Frage an Aydan Özoğuz von Guntram S. bezüglich Recht
Sehr geehrte Frau Özoğuz,
der Koran enthält meines Wissens keine Vorschrift, dass ein Mann nur mit einer Frau verheiratet sein kann.
Würden Sie diese Toleranz gegenüber Polygamie eher als Diskriminierung des weiblichen Geschlechtes ansehen, oder sehen Sie in der standesamtlichen Ehe in Deutschland, die die Ehe nur mit einer Frau zulässt eine Diskriminierung Andersgläubiger?
Auch das Christentum und das Judentum kennen aus der Heiligen Schrift keine Vorschrift, die Polygamie verbietet, auch wenn die wichtigsten Konfessionen diese vorschreiben.
Sind vielleicht Religionen/Gott toleranter und menschlicher mit den Menschen, als uns Bürgern gerne aus verschiedensten Interessen heraus vermittelt wird, und stecken hinter einschränkenden Ehevorstellungen möglicherweise profane GELD- und MACHTINTERESSEN der jeweiligen Institutionen (weltlicher "Staat", weltliche Organisationsstruktur der Kirchen)?
Mit freundlichen Grüßen
Guntram Seiß
Sehr geehrter Herr Seiß,
vielen Dank für Ihre Fragen, deren argumentative Herleitung ich so noch gar nicht gehört habe.
Es ist doch klar, dass für alle in unserem Land das Grundgesetz und die rechtsstaatlichen Gesetze zu gelten haben, die selbstverständlich nur die Ehe mit einem Partner als einzige rechtmäßige Form der Eheschließung erlauben.
Bei der Auslegung der Suren im Koran sollten wir – wie auch bei Bibelstellen – den zeitlichen Kontext, in dem sie entstanden sind, stets mitdenken.

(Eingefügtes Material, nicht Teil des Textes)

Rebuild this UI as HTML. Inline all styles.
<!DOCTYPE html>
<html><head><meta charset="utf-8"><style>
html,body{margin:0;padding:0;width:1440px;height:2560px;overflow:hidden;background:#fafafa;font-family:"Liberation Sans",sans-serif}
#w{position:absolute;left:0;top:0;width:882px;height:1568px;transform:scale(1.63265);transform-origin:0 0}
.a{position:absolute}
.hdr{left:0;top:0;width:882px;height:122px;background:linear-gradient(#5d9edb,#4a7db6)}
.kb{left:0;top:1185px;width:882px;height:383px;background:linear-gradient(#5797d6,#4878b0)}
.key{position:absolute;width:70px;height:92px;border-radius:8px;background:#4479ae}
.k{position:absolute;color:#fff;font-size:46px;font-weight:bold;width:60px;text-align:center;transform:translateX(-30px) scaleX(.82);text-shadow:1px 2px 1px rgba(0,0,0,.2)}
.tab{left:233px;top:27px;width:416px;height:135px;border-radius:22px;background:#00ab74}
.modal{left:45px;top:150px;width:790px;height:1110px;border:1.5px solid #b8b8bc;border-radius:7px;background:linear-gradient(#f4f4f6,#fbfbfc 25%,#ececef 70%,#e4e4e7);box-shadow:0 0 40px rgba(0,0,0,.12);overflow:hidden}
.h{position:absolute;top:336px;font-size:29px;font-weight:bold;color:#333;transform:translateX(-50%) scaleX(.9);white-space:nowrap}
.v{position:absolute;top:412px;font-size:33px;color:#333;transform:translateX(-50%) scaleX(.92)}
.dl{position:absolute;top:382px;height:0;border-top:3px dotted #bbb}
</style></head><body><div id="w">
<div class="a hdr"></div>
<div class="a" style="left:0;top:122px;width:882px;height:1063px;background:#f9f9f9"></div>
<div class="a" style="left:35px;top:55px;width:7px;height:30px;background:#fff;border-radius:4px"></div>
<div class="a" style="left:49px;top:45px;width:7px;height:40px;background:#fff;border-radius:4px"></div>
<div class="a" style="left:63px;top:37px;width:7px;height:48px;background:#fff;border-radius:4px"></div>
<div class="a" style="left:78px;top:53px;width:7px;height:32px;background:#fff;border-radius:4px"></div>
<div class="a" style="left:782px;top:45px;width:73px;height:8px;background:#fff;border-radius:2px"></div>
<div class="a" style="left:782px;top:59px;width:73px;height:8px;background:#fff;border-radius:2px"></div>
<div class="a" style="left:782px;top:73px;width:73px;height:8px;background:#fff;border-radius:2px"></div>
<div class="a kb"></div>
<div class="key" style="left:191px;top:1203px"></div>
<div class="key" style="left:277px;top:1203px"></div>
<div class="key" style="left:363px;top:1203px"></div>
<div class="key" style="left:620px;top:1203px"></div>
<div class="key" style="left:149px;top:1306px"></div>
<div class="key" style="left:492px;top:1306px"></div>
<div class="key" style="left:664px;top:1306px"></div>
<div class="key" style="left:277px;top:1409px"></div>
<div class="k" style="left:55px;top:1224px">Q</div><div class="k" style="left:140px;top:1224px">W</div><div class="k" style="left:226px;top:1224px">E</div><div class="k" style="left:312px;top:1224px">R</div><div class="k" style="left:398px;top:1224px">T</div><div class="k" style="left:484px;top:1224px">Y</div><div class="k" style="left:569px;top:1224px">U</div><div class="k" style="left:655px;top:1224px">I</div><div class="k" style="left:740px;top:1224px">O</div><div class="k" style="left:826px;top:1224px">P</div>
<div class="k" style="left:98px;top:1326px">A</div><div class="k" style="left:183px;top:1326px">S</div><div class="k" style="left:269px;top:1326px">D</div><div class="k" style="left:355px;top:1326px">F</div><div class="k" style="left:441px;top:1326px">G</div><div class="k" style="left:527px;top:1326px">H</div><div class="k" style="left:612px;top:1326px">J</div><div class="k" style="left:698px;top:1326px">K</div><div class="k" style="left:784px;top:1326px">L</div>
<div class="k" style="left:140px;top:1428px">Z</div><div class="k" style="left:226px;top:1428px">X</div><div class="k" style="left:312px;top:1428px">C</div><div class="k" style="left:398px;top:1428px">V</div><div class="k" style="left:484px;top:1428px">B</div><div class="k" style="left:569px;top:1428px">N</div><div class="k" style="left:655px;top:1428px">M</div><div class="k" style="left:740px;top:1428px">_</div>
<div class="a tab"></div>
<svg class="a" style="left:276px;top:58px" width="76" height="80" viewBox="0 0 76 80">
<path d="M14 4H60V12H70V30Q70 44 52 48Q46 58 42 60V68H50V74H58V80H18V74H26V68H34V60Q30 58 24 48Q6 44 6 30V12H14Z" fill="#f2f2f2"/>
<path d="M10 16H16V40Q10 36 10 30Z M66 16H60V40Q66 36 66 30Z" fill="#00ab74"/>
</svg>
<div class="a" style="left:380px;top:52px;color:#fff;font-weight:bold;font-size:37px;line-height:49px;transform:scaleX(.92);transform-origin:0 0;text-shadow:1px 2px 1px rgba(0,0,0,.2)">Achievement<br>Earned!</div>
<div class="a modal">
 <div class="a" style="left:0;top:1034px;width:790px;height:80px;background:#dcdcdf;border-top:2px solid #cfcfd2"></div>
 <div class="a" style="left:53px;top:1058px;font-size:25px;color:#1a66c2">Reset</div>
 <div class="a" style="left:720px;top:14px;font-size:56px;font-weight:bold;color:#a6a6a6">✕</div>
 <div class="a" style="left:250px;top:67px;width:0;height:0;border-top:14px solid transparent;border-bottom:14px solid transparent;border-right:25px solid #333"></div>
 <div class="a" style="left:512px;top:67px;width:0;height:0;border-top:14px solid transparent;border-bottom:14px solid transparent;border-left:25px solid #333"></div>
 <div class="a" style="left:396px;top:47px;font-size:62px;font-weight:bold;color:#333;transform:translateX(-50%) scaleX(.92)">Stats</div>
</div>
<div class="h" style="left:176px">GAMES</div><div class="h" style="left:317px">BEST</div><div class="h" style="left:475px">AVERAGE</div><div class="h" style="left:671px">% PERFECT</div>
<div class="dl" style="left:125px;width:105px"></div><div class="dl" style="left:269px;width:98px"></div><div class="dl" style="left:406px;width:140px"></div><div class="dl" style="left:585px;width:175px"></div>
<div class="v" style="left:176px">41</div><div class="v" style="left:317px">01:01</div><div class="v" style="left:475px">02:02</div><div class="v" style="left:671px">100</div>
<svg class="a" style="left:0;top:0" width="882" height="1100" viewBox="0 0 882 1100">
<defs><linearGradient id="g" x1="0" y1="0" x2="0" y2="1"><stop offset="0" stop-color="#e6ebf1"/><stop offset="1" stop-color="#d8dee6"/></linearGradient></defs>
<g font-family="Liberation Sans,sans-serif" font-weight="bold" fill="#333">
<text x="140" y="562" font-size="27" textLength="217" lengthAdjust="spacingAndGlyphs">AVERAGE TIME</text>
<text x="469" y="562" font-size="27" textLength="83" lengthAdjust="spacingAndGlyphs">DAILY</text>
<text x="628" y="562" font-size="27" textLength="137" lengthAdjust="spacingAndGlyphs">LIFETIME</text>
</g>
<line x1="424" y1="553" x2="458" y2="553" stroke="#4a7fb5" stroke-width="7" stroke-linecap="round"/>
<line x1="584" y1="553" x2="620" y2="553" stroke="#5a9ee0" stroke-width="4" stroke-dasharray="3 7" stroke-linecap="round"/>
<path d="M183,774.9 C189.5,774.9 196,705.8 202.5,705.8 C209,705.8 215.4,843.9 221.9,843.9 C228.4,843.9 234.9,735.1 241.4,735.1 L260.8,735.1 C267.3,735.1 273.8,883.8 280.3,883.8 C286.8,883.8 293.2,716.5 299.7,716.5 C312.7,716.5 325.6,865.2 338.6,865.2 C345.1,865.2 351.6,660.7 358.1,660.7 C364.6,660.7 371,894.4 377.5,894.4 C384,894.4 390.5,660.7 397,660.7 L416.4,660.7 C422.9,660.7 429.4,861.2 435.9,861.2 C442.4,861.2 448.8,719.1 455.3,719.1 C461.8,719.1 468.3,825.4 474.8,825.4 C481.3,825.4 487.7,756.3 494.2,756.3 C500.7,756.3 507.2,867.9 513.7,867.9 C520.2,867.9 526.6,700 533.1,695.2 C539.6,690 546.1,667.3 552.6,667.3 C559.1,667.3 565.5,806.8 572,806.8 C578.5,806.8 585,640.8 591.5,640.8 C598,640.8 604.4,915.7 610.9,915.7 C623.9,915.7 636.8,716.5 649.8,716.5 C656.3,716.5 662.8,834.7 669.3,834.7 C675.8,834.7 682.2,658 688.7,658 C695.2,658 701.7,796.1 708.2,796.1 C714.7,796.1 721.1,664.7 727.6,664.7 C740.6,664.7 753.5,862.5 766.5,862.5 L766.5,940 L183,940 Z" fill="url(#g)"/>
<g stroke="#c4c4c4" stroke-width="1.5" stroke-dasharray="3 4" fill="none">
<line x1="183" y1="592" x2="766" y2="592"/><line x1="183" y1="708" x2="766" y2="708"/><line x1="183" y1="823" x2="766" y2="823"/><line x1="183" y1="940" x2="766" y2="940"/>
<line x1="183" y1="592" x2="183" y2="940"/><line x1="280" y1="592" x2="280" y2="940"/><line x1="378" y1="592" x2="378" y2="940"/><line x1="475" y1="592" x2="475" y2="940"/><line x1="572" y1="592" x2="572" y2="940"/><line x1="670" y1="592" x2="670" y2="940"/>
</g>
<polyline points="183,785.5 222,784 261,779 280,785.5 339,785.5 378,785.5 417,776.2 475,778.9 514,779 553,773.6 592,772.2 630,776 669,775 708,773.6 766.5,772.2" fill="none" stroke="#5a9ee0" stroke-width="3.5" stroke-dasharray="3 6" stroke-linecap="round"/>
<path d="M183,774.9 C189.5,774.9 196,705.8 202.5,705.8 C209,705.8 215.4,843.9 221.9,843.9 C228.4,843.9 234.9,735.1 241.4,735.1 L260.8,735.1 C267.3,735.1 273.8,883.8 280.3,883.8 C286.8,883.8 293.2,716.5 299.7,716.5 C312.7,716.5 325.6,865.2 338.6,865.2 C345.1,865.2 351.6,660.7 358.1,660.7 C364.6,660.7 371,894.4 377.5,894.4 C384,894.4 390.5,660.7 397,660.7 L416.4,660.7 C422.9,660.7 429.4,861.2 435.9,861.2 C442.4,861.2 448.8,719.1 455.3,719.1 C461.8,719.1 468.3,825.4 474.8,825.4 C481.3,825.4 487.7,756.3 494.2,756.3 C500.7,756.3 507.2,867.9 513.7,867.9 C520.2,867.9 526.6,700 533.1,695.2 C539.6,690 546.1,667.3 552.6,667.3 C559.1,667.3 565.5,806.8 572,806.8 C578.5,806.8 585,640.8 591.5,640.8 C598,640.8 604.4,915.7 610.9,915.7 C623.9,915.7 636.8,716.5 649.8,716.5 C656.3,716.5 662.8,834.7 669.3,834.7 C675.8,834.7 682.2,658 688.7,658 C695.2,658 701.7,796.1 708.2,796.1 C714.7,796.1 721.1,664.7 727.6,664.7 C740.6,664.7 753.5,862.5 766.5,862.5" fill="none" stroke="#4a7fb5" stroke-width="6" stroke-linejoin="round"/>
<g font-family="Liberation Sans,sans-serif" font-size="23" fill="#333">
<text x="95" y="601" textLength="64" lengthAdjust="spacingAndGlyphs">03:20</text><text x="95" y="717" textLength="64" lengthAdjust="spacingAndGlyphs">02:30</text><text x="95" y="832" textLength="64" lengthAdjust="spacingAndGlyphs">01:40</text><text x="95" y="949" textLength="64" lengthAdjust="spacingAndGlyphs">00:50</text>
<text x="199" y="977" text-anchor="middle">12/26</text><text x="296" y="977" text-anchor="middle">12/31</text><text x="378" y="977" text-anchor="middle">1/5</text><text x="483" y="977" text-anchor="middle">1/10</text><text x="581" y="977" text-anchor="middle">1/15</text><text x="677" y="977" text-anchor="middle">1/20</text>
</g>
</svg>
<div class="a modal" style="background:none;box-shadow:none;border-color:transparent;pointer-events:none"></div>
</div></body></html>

Heutzutage kommt doch niemand ernsthaft auf die Idee, aus dem Grundgesetz Artikel 6 eine Diskriminierung ableiten, weil Polygamie verboten ist. Und auch in islamisch geprägten Staaten gilt jeweils die Verfassung. So ist in der Türkei die Mehrehe grundsätzlich verboten, im Iran – wenn auch wiederum unter vielen Auflagen – hingegen nicht.